Your task is to retype the lines from the opening of the material through the line that includes "const points = d3.range(1, 81);". Do not copy the pictures.

________________________________________

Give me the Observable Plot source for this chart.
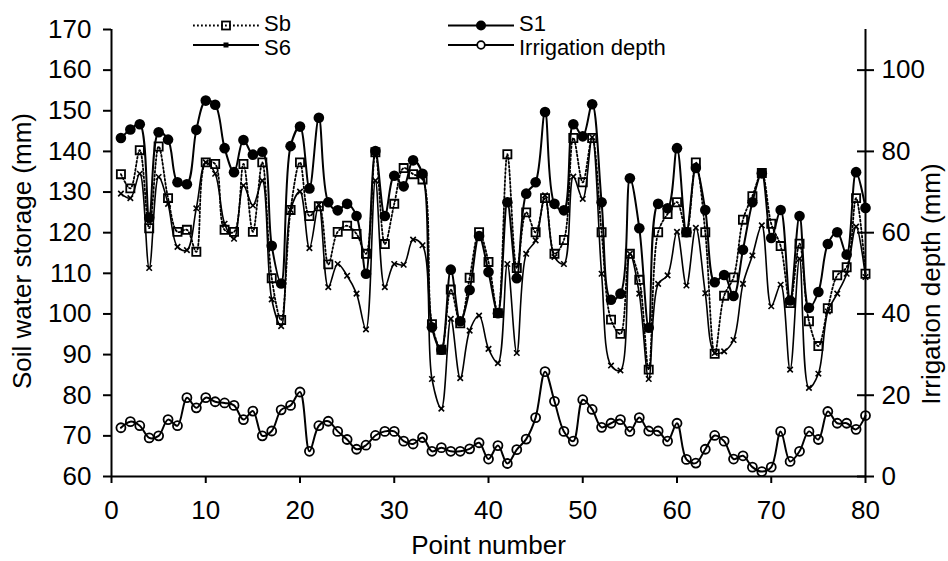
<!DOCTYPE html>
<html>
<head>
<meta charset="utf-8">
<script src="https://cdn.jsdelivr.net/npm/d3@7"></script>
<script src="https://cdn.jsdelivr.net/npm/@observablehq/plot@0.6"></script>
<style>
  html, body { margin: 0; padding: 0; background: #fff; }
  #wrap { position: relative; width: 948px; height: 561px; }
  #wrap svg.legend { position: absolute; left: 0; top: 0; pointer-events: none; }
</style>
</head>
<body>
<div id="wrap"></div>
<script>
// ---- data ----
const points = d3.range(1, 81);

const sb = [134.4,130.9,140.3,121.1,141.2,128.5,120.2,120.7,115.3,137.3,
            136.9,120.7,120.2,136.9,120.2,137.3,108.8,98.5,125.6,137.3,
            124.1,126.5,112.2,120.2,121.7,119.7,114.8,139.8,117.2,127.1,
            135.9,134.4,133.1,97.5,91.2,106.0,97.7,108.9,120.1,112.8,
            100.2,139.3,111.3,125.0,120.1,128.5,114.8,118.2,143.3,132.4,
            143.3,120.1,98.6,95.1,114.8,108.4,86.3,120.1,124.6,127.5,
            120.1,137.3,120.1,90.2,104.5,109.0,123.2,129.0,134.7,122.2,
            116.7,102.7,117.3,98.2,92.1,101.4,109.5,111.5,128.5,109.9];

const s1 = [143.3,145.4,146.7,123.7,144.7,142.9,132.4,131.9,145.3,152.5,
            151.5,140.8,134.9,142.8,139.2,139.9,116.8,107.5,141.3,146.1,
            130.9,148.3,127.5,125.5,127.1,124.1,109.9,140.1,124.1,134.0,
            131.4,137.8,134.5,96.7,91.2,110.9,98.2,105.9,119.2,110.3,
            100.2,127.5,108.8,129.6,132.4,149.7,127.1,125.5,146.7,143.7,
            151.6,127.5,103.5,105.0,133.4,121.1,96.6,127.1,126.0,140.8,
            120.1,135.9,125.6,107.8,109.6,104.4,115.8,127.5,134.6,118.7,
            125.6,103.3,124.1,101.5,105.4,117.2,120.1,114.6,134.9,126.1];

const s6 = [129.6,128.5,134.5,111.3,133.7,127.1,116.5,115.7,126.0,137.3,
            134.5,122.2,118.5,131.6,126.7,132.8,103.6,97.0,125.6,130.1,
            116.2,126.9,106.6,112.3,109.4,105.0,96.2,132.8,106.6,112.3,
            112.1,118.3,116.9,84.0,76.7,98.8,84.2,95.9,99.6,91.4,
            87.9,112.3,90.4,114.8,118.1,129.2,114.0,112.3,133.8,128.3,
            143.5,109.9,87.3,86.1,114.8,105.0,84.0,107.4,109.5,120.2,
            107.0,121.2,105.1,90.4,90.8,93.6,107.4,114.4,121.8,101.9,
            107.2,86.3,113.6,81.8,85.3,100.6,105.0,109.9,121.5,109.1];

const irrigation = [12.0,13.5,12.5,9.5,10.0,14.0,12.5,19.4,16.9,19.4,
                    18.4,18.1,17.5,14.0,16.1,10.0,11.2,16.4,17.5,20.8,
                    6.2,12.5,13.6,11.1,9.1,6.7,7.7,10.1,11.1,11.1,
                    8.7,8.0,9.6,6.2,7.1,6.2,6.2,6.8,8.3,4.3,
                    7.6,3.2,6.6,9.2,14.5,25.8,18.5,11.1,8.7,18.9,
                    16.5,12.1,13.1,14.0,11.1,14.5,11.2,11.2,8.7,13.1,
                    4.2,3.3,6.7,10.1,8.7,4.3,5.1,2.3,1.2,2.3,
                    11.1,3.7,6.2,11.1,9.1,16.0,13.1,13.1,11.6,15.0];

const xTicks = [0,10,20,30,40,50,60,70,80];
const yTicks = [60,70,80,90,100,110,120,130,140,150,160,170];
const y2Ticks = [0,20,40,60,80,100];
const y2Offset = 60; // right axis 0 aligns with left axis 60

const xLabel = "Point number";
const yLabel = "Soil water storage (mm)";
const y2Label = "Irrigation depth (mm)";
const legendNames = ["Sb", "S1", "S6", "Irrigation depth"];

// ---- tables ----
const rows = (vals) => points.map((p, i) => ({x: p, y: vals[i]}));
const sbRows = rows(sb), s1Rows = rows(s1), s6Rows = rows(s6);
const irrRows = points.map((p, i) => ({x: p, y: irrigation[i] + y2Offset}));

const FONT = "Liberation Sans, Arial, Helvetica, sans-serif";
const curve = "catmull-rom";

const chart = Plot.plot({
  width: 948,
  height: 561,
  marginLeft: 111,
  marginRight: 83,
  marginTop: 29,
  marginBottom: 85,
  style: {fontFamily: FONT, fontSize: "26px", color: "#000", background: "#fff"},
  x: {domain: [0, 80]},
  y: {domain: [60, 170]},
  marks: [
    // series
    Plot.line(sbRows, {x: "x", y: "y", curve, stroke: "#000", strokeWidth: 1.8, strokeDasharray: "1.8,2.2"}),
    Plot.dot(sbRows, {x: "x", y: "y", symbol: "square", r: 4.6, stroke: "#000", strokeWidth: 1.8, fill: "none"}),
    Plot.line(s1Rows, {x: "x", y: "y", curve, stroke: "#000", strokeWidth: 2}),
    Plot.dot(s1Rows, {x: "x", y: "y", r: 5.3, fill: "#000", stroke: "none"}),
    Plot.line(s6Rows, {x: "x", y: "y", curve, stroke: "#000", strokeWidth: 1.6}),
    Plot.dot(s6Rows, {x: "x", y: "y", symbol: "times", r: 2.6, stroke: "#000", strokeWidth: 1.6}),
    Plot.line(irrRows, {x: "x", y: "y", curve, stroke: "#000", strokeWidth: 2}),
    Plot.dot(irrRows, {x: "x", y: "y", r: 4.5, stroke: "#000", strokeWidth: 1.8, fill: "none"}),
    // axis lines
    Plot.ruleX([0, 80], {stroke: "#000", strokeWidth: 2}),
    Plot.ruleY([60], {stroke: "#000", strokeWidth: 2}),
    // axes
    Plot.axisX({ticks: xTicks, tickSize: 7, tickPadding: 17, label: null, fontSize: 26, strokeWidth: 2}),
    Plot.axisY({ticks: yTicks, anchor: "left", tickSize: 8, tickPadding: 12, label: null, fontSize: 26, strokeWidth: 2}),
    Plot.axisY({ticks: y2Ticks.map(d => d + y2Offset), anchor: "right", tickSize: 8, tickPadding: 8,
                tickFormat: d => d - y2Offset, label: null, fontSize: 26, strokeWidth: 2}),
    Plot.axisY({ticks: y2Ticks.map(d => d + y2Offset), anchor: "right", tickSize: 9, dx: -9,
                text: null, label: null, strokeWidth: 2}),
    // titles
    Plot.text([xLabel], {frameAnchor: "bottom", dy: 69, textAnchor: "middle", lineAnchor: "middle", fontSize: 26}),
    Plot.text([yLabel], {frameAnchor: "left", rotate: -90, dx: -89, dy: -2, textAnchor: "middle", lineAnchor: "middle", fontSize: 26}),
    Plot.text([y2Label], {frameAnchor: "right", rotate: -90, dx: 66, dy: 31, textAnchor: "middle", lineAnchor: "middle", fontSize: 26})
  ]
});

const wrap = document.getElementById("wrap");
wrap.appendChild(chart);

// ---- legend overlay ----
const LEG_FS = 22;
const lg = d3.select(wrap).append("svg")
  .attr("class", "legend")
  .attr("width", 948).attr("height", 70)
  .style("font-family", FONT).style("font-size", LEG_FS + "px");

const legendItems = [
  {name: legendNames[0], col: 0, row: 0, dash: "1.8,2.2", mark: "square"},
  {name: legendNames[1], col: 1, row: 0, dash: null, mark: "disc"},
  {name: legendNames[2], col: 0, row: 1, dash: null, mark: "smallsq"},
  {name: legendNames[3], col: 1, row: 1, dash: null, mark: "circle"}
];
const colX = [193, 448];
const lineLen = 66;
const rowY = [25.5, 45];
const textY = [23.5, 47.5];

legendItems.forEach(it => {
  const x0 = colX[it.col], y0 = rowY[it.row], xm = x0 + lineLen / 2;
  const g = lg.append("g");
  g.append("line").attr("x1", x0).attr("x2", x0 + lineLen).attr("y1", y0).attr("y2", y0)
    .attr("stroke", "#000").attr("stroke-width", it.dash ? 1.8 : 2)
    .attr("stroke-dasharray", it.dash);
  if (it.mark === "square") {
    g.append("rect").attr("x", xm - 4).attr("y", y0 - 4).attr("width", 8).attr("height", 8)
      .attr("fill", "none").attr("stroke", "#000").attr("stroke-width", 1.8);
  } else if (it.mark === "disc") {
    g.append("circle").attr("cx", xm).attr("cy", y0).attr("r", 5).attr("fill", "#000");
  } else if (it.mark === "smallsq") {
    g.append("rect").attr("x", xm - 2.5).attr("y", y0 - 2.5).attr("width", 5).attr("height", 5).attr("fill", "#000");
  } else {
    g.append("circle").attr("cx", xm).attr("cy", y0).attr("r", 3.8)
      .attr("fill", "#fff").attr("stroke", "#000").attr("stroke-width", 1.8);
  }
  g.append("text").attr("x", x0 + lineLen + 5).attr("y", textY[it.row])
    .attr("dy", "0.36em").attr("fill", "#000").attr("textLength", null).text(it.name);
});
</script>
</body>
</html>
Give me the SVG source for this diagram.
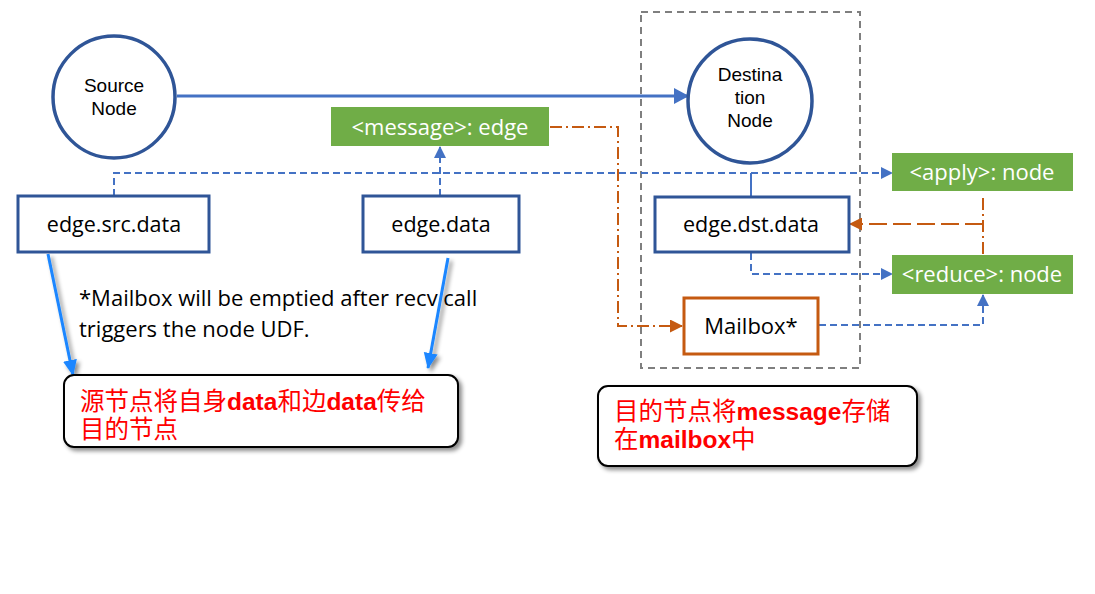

________________________________________

▶ _Answer to this problem_:
Give me the Observable Plot source for this chart.
<!DOCTYPE html>
<html>
<head>
<meta charset="utf-8">
<script src="https://cdn.jsdelivr.net/npm/d3@7"></script>
<script src="https://cdn.jsdelivr.net/npm/@observablehq/plot@0.6"></script>
<style>
  html, body { margin: 0; padding: 0; background: #fff; }
  #wrap { position: relative; width: 948px; height: 561px; }
  #wrap svg.legend { position: absolute; left: 0; top: 0; pointer-events: none; }
</style>
</head>
<body>
<div id="wrap"></div>
<script>
// ---- data ----
const points = d3.range(1, 81);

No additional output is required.